Возвращаясь к твоему вопросу про обучение слушанию — я и незнакомую музыку стараюсь так слушать. Искать во всем скрытую игру элементов. Это не отменяет эмоционального воздействия, оно вообще для меня первично. Хотя, наверное, полностью отдаться эмоциям я не смогу — то есть скакать под гоа-транс с криком «Как хорошо!» у меня не получится. Голова-то работает.

Но сам материал может быть довольно чуждым. Скажем, я лет десять пытался осилить роман Роб-Грийе «В лабиринте», где ничего не происходит. Там просто вновь и вновь идет солдат, метель… Дико напрягает, конечно. Но попытка просто аналитически наблюдать эту игру элементов убедила меня, что это прекрасная книга.

— Ты можешь вспомнить музыку, которая тебе была совершенно не близка, но именно так ты ее присвоил себе?

— Наверное, Штокхаузен, потому что с этого начинался мой слушательский путь — открытие авангарда в консерватории. Ксенакис и Булез действовали на эмоции довольно сильно. А Штокхаузен как комикс воспринимался, это меня дико смешило поначалу. Но потом, на примере, кажется, серии Klavierstucke, я стал чувствовать отблески гармонии. Увидел, что эти пассажи не просто так сочетаются — да, они сухие, безжалостные, бесчеловечные, но в этом есть какая-то красота тоже.

Слушать это нелегко, потому что Штокхаузен и сам по себе композитор безжалостный, бесчеловечный, настоящий радикал. Всё-таки у Булеза всегда чувствуется пластика, артистизм, он такой пост-Скрябин. Это всегда дыхание, всегда волны, пение, танец. Его, правда, слишком много всегда, но всё равно. А у Штокхаузена музыка некрасивая, но интересная.

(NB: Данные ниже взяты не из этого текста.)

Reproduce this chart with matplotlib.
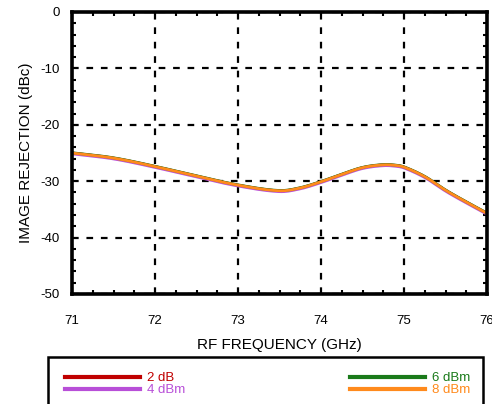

Как, знаешь, бывает некрасивый пейзаж, но именно этим и притягательный. Меня как фотографа именно такие вещи интересуют. Я не поеду снимать побережье Индонезии, мне интереснее в городе находить невзрачные штуки, в которых есть скрытая гармония. Тренируя в себе такой взгляд, можно и со сложной музыкой, и вообще с миром наладить очень интересный контакт.